Verpflichtendes Schulpraktikum
Der Caritas-Verantwortliche hält eine von der Bundesregierung zum 1. Juli eingeführte neue Personalbemessung in stationären Pflegeeinrichtungen für einen kleinen Schritt in die richtige Richtung: Aktuell stelle nicht nur die Erfüllung der vorgeschriebenen Fachkraftquote für viele stationäre Einrichtungen aufgrund des Fachkräftemangels ein massives Problem dar. Auch würden Fachkräfte mit Tätigkeiten belastet, die ebenso von Hilfspersonal ausgeführt werden könnten. Nach der neuen Personalbemessung wird die Fachkraftquote etwas gesenkt und die anderen Stellen können dann mit sogenannten Pflegefachhelferinnen und -helfern mit einer einjährigen Ausbildung besetzt werden. "Allerdings sind auch nicht genügend Pflegefachhelferinnen und -helfer auf dem Markt", informiert Bittner. "Daher darf man sich von dieser Maßnahme auch nicht zu viel versprechen." Seiner Meinung nach hat die Politik es in den letzten Jahren versäumt, bei jungen Menschen den Pflegeberuf attraktiv zu machen. "In Schulen sollte ein verpflichtendes Praktikum im Sozialbereich eingeführt werden", fordert der Caritas-Verantwortliche angesichts des Personalmangels in diesem Bereich.
Der Caritasverband hat Bittner zufolge zuletzt drei Initiativen gestartet, um möglichst mehr Mitarbeitende zu gewinnen: Erstens hat er einen Arbeitskreis Personal ins Leben gerufen, zweitens ein neues ergänzendes Arbeitsmodell Flexpool eingerichtet, um Pflegefach- und Pflegehilfskräfte in Springertätigkeit zu bekommen - vorerst für die fünf Caritas-Seniorenheime im Landkreis Neu-markt. "Und drittens werden wir in Kürze Bereichsleiterinnen und -leiter in den Seniorenheimen in besonderer Weise schulen.
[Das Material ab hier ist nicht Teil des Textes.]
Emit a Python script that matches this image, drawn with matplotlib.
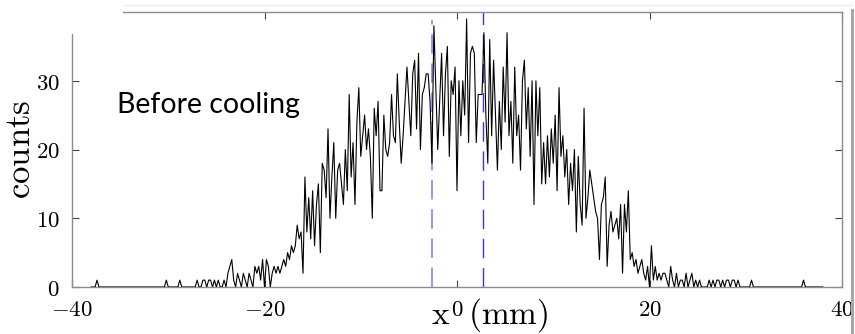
import numpy as np
import matplotlib
matplotlib.use("Agg")
import matplotlib.pyplot as plt
from matplotlib.patches import Rectangle
from matplotlib.lines import Line2D

# histogram of x position (mm), 0.2 mm bins
BIN_WIDTH = 0.2
X_FIRST = -38.0
X_LAST = 38.0
CORE_START = -27.0
core_counts = [
    1, 0, 0, 1, 1, 0, 1, 1, 0, 1,        # -27.0
    0, 1, 0, 0, 1, 0, 2, 3, 4, 1,        # -25.0
    0, 2, 1, 0, 2, 1, 0, 2, 1, 0,        # -23.0
    3, 2, 3, 1, 4, 0, 4, 3, 0, 2,        # -21.0
    3, 2, 3, 2, 3, 4, 3, 5, 4, 6,        # -19.0
    5, 6, 9, 7, 8, 2, 16, 8, 13, 7,      # -17.0
    14, 6, 12, 15, 5, 18, 17, 13, 23, 10,  # -15.0
    16, 21, 10, 17, 18, 15, 12, 20, 14, 28,  # -13.0
    16, 21, 12, 24, 29, 19, 22, 25, 20, 23,  # -11.0
    19, 10, 26, 22, 27, 14, 14, 25, 20, 19,  # -9.0
    21, 28, 22, 21, 31, 24, 18, 22, 27, 32,  # -7.0
    27, 22, 31, 33, 23, 34, 20, 28, 29, 31,  # -5.0
    31, 27, 18, 38, 29, 20, 27, 34, 22, 31,  # -3.0
    35, 19, 30, 28, 32, 14, 30, 22, 30, 25,  # -1.0
    39, 21, 34, 35, 34, 21, 28, 28, 28, 37,  # 1.0
    25, 18, 36, 22, 33, 25, 17, 27, 20, 32,  # 3.0
    24, 37, 22, 27, 18, 32, 22, 25, 17, 30,  # 5.0
    33, 23, 29, 19, 30, 12, 30, 22, 29, 15,  # 7.0
    21, 15, 22, 16, 23, 18, 25, 14, 29, 19,  # 9.0
    22, 16, 20, 12, 18, 14, 20, 8, 19, 12,   # 11.0
    9, 26, 10, 13, 17, 15, 13, 11, 10, 4,    # 13.0
    12, 13, 16, 3, 9, 11, 8, 9, 10, 7,       # 15.0
    12, 2, 12, 8, 14, 4, 5, 3, 4, 2,         # 17.0
    3, 4, 2, 1, 3, 0, 6, 1, 3, 1,            # 19.0
    2, 1, 2, 2, 1, 0, 3, 1, 0, 2,            # 21.0
    0, 1, 1, 0, 2, 0, 1, 2, 0, 1,            # 23.0
    0, 1, 0, 0, 0, 0, 1, 0, 1, 0,            # 25.0
    1, 1, 0, 1, 0, 1, 1, 0, 1, 1,            # 27.0
    0, 1, 0, 0, 0, 0, 0, 0, 1, 0,            # 29.0
]
isolated_x = [-37.4, -30.2, -28.8, 36.0]
isolated_counts = [1, 1, 1, 1]

marker_left = -2.55
marker_right = 2.7

x_ticks = [-40, -20, 0, 20, 40]
x_tick_labels = ["$-40$", "$-20$", "$0$", "$20$", "$40$"]
y_ticks = [0, 10, 20, 30]
y_tick_labels = ["$0$", "$10$", "$20$", "$30$"]

plt.rcParams["mathtext.fontset"] = "cm"
plt.rcParams["lines.scale_dashes"] = False

x = np.round(np.arange(X_FIRST, X_LAST + BIN_WIDTH / 2, BIN_WIDTH), 1)
counts = np.zeros_like(x)
i0 = int(round((CORE_START - X_FIRST) / BIN_WIDTH))
counts[i0:i0 + len(core_counts)] = core_counts
for xs, c in zip(isolated_x, isolated_counts):
    counts[int(round((xs - X_FIRST) / BIN_WIDTH))] = c

W, H = 855, 334
fig = plt.figure(figsize=(W / 100, H / 100), dpi=100)
ax = fig.add_axes([72 / W, 47 / H, 770 / W, 275 / H])

ax.plot(x, counts, color="black", lw=0.8, zorder=3)
ax.axvline(marker_left, ymin=0, ymax=38.8 / 40, color="#8c8cff",
           lw=1.3, dashes=(14, 7), zorder=2)
ax.axvline(marker_right, ymin=0, ymax=1, color="#3535ff",
           lw=1.0, dashes=(14, 7), zorder=2)

ax.set_xlim(-40, 40)
ax.set_ylim(0, 40)
ax.set_xticks(x_ticks)
ax.set_xticklabels(x_tick_labels)
ax.set_yticks(y_ticks)
ax.set_yticklabels(y_tick_labels)
ax.tick_params(axis="both", direction="in", length=5, width=0.8,
               color="#444444", labelsize=16.5, top=True, right=True)
ax.tick_params(axis="x", pad=8)
ax.tick_params(axis="y", pad=9)
for sp in ax.spines.values():
    sp.set_color("#8c8c8c")
    sp.set_linewidth(1.0)

ax.set_ylabel(r"$\mathrm{counts}$", fontsize=25, va="center")
ax.yaxis.set_label_coords(-0.0675, 0.5)
ax.set_xlabel(r"$\mathrm{x}\ \ (\mathrm{mm})$", fontsize=24,
              ha="left", va="baseline")
ax.xaxis.set_label_coords((431 - 72) / 770, -37 / 275)

ax.text(0.0584, 0.633, "Before cooling", transform=ax.transAxes,
        fontsize=20.5, family="Lato", va="baseline", ha="left")

# the slide crops the upper-left corner of the frame
fig.add_artist(Rectangle((0, 1 - 34 / H), 123 / W, 34 / H,
                         transform=fig.transFigure, facecolor="white",
                         edgecolor="none", zorder=10))
fig.add_artist(Line2D([852 / W, 852 / W], [0, 1 - 10 / H],
                      transform=fig.transFigure, color="#a8a8a8", lw=2.2,
                      zorder=10))
fig.add_artist(Line2D([124 / W, 852 / W], [1 - 4.5 / H, 1 - 4.5 / H],
                      transform=fig.transFigure, color="#eeeeee", lw=1.0,
                      zorder=10))

fig.savefig("out.png", dpi=100)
Diese Führungskräfte sind besonders nah an den Mitarbeitenden dran, wissen, wo sie der Schuh drückt, und sollen sie künftig noch besser fördern und begleiten können", informiert Bittner.
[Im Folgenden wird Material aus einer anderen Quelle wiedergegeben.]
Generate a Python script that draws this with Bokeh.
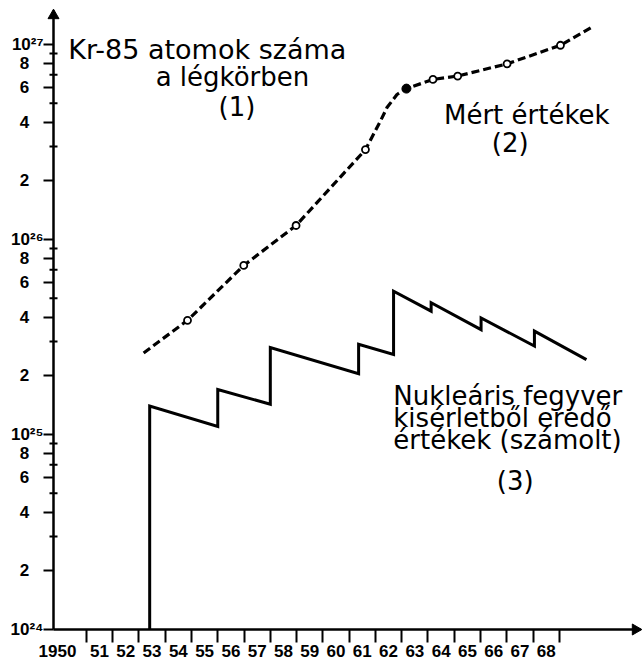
import math
from bokeh.plotting import figure
from bokeh.models import FixedTicker, Range1d, Label
from bokeh.embed import file_html
from bokeh.resources import INLINE

# ---- data ----
# calculated values from nuclear weapon tests (sawtooth)
sawtooth_years = [1953.41, 1953.41, 1956.0, 1956.0, 1958.0, 1958.0, 1961.36, 1961.36,
                  1962.69, 1962.69, 1964.12, 1964.12, 1966.02, 1966.02, 1968.05, 1968.05, 1970.03]
sawtooth_values = [1e24, 1.40e25, 1.10e25, 1.70e25, 1.43e25, 2.79e25, 2.05e25, 2.90e25,
                   2.57e25, 5.43e25, 4.29e25, 4.74e25, 3.45e25, 3.96e25, 2.84e25, 3.39e25, 2.42e25]

# measured values (dashed curve)
measured_curve_years = [1953.18, 1954.85, 1956.99, 1958.98, 1961.62, 1962.19, 1962.44, 1962.82,
                        1963.18, 1964.19, 1965.13, 1967.01, 1969.04, 1970.20]
measured_curve_values = [2.62e25, 3.85e25, 7.36e25, 1.18e26, 2.89e26, 4.05e26, 4.75e26, 5.54e26,
                         5.94e26, 6.62e26, 6.89e26, 7.96e26, 9.91e26, 1.22e27]
measured_point_years = [1954.85, 1956.99, 1958.98, 1961.62, 1964.19, 1965.13, 1967.01, 1969.04]
measured_point_values = [3.85e25, 7.36e25, 1.18e26, 2.89e26, 6.62e26, 6.89e26, 7.96e26, 9.91e26]
highlight_years = [1963.18]
highlight_values = [5.94e26]

# axes
year_ticks = list(range(1951, 1970))
year_label_years = list(range(1950, 1969))
year_label_texts = ["1950"] + [str(y)[2:] for y in range(1951, 1969)]

y_major_ticks = [1e24, 2e24, 4e24, 6e24, 8e24, 1e25, 2e25, 4e25, 6e25, 8e25,
                 1e26, 2e26, 4e26, 6e26, 8e26, 1e27]
y_major_labels = ["10²⁴", "2", "4", "6", "8", "10²⁵", "2", "4", "6", "8",
                  "10²⁶", "2", "4", "6", "8", "10²⁷"]
y_minor_ticks = [3e24, 5e24, 7e24, 9e24, 3e25, 5e25, 7e25, 9e25, 3e26, 5e26, 7e26, 9e26]

# ---- layout constants ----
W, H = 643, 664
LEFT, BOTTOM = 43, 22          # borders (px)
PX_YEAR, PX_DEC = 26.28, 195.0
AXIS_GAP = 10                  # frame edge -> drawn y axis (px)
TICK_LEN = 13                  # frame bottom -> drawn x axis (px)
X_AXIS_AT = 1949.75            # year where the y axis stands
Y_AXIS_AT = 1e24               # value where the x axis lies
X_START = X_AXIS_AT - AXIS_GAP / PX_YEAR
X_END = X_START + (W - LEFT) / PX_YEAR
frame_h = H - BOTTOM
Y_START = 10 ** (24 - TICK_LEN / PX_DEC)
Y_END = 10 ** (24 + (frame_h - TICK_LEN) / PX_DEC)
X_TIP = X_END - 3 / PX_YEAR
Y_TIP_LOG = 24 + (frame_h - TICK_LEN - 10) / PX_DEC

p = figure(width=W, height=H, output_backend="svg", toolbar_location=None,
           y_axis_type="log",
           x_range=Range1d(X_START, X_END), y_range=Range1d(Y_START, Y_END),
           min_border_left=LEFT, min_border_bottom=BOTTOM, min_border_top=0, min_border_right=0)
p.outline_line_color = None
p.xgrid.visible = False
p.ygrid.visible = False
p.background_fill_color = "white"
p.border_fill_color = "white"

# x axis: ticks at year boundaries, labels centred in each year
label_pos = [1949.9] + [y + 0.5 for y in year_label_years[1:]]
p.xaxis.ticker = FixedTicker(ticks=label_pos, minor_ticks=year_ticks)
p.xaxis.major_label_overrides = {pos: txt for pos, txt in zip(label_pos, year_label_texts)}
p.xaxis.axis_line_color = None
p.xaxis.major_tick_line_color = None
p.xaxis.major_tick_out = 0
p.xaxis.major_tick_in = 0
p.xaxis.minor_tick_out = 0
p.xaxis.minor_tick_in = TICK_LEN
p.xaxis.minor_tick_line_width = 2
p.xaxis.minor_tick_line_color = "black"
p.xaxis.major_label_standoff = 2
p.xaxis.major_label_text_font = "Liberation Sans"
p.xaxis.major_label_text_font_style = "bold"
p.xaxis.major_label_text_font_size = "17px"
p.xaxis.major_label_text_color = "black"

# y axis
pad = "\u2007\u2008"
p.yaxis.ticker = FixedTicker(ticks=y_major_ticks, minor_ticks=[])
p.yaxis.major_label_overrides = {
    t: (lab if lab.startswith("10") else lab + pad) for t, lab in zip(y_major_ticks, y_major_labels)
}
p.yaxis.axis_line_color = None
p.yaxis.major_tick_out = 0
p.yaxis.major_tick_in = AXIS_GAP
p.yaxis.major_tick_line_width = 2
p.yaxis.major_tick_line_color = "black"
p.yaxis.minor_tick_line_color = None
p.yaxis.major_label_standoff = 0
p.yaxis.major_label_text_font = "Liberation Sans"
p.yaxis.major_label_text_font_style = "bold"
p.yaxis.major_label_text_font_size = "17px"
p.yaxis.major_label_text_color = "black"

# drawn axis lines with arrow heads
p.line([X_AXIS_AT, X_TIP], [Y_AXIS_AT, Y_AXIS_AT], line_width=2.5, line_color="black")
p.line([X_AXIS_AT, X_AXIS_AT], [Y_AXIS_AT, 10 ** Y_TIP_LOG], line_width=2.5, line_color="black")
p.scatter([X_TIP - 5 / PX_YEAR], [Y_AXIS_AT], marker="triangle", size=11, angle=-math.pi / 2,
          fill_color="black", line_color="black")
p.scatter([X_AXIS_AT], [10 ** (Y_TIP_LOG - 5 / PX_DEC)], marker="triangle", size=11,
          fill_color="black", line_color="black")
# small minor ticks crossing the y axis
p.scatter([X_AXIS_AT] * len(y_minor_ticks), y_minor_ticks, marker="dash", size=8,
          line_width=2, line_color="black")

# series
p.line(sawtooth_years, sawtooth_values, line_width=3, line_color="black", line_join="miter")
p.line(measured_curve_years, measured_curve_values, line_width=3.2, line_color="black",
       line_dash="8 4")
p.scatter(measured_point_years, measured_point_values, size=7, marker="circle",
          fill_color="white", line_color="black", line_width=1.8)
p.scatter(highlight_years, highlight_values, size=9, marker="circle",
          fill_color="black", line_color="black")

# annotations
FONT = "DejaVu Sans"
def lab(x, y, text, align="center", size="26px"):
    p.add_layout(Label(x=x, y=y, text=text, text_font=FONT, text_font_size=size,
                       text_align=align, text_baseline="alphabetic", text_color="black"))

lab(1955.60, 10 ** 26.974, "Kr-85 atomok száma", size="27px")
lab(1956.56, 10 ** 26.831, "a légkörben")
lab(1956.73, 10 ** 26.682, "(1)")
lab(1967.76, 10 ** 26.641, "Mért értékek")
lab(1967.13, 10 ** 26.497, "(2)")
lab(1962.68, 10 ** 25.195, "Nukleáris fegyver", "left")
lab(1962.68, 10 ** 25.087, "kisérletből eredő", "left")
lab(1962.68, 10 ** 24.974, "értékek (számolt)", "left")
lab(1967.32, 10 ** 24.759, "(3)")

open("out.html", "w").write(file_html(p, INLINE))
Eine bedauerliche Entwicklung sieht der Caritas-Verantwortliche darin, dass die pflegebedürftigen Menschen in Seniorenheimen immer höhere Eigenanteile entrichten müssen. "Im Jahr 2010 lag dieser Anteil noch bei rund 1.600 Euro. Seitdem ist er um ungefähr 1.000 Euro in die Höhe geschnellt", so Bittner. Damit nicht mehr von diesen Pflegebedürftigen in die Sozialhilfe abrutschen, werden zum 1. Januar 2024 die Zuschläge, welche die Pflegekasse an diese Menschen in vollstationären Einrichtungen zahlt, erhöht: Die Sätze werden von 5 auf 15 Prozent des Eigenanteils bei 0 bis 12 Monaten Verweildauer, von 25 Prozent auf 30 Prozent bei 13 bis 24 Monaten, von 45 auf 50 Prozent bei 25 bis 36 Monaten und von 70 auf 75 Prozent bei mehr als 36 Monaten angehoben. "Das ist eine gute Maßnahme. Ob sie angesichts der Inflation allerdings aus-reicht, um den Betroffenen zu helfen, muss man abwarten", meint Bittner.
Erleichtert über Corona-Ende
Erleichtert zeigt sich der Caritas-Abteilungsleiter darüber, "dass Corona in den Seniorenheimen mittlerweile fast keine Rolle mehr spielt". Seiner Meinung nach kann man den Pflegekräften nicht genug dafür danken, was sie in dieser Zeit auf sich genommen und geleistet haben. "Wir haben weiterhin viele Probleme in der Pflege, aber die größte Belastung, die wir in der Corona-Zeit hatten, ist Gott sei Dank vorbei", ist Bittner froh.